As summer closes its backdoor on its heatwaves, BBQs, and hot cars, the beginning of autumn signifies the first of a number of upcoming human festivals, with the potential to harm our pets, is imminent. Believe it or not Halloween celebrations were once only about humans dressing-up (and usually just kids), but nowadays of course, the whole family must get involved in festivities – especially the four-legged members).
So are you planning to dress your dog or cat up in the cutest novelty costume you can find? Or perhaps make yourself? Personally I’m not a massive fan of dressing up pets for fun as I’m not convinced all pets enjoy it; preferring that pets look just like pets i.e. in their birthday suit or perhaps donning a fancy collar or fun, themed bandana; unlikely to cause upset to any collar-wearing pet.
Sorry to be a killjoy but forcing innocent pets to become pumpkins or pirates for a few hours, for ‘our’ amusement and social media likes, can often lead to unnecessary stress, resulting in abnormal, unwanted, even damaging behaviours. Ill-fitting outfits can also get snagged on external objects or even twisted on your pet itself, leading to pain and injury.
However if you do go ahead and decide to adorn your pet in any one of the thousands of crazy costumes now available, then please make sure they’ve tried them on before the big night and they don’t appear to mind; making sure breathing, movement, hearing, and ability to bark or meow isn’t in any way impaired. Try not to put a mask on your dog or cat, or indeed anything covering their eyes or ears.
Please carefully check there are no small, dangling, toxic, or easily chewed-off pieces that can be swallowed, inhaled, or choked on. Make sure your pet is properly identified underneath that outfit too, for any reason your pet panics, escapes, and becomes lost, its collar and tag, and microchip are lifesavers.
With the traditional abundance of sweets around at Halloween remember chocolate, especially dark chocolate, is extremely poisonous to dogs. Chewing gum containing artificial sweetener xylitol can also cause serious problems. Although generally safe, don’t let your pet nibble on real pumpkins, as they can cause stomach upset. If you suspect your pet’s ingested something harmful please call your vet immediately.
Take care adding candles to carved pumpkins too, and don’t leave them unattended as pets can easily knock them over causing a fire, with curious puppies and kittens running the risk of getting burned or singed too.
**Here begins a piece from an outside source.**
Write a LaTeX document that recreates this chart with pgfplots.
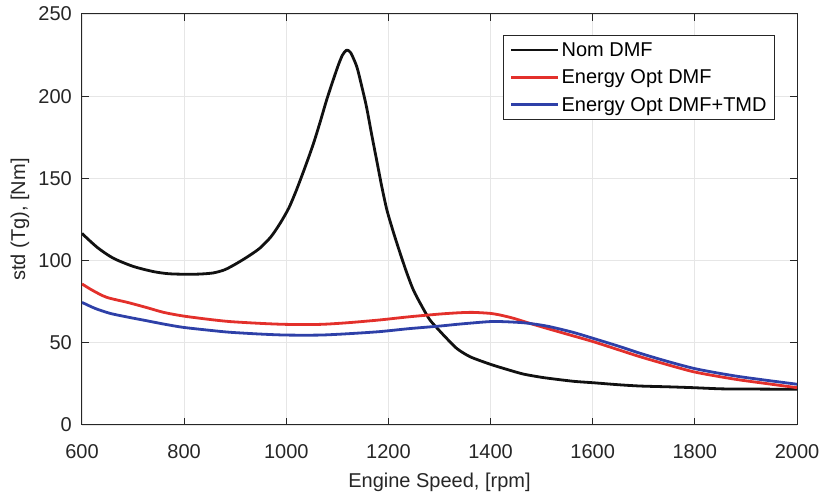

Fake cobwebs may choke or entangle pets, and make sure any Halloween lights are kept well out of your pet’s reach to prevent electric shock if chewed, especially young animals and house rabbits.
Human masks and costumes are designed to change your looks and smells, so even familiar people can become noisy and frightening to their own pets, with a nervous dog bite or cat scratch quickly ending any festive fun. Make sure pets have access to a room where they can feel safe, comfortable, and relaxed – rather than able to run away scared every time your doorbell rings and front door opens!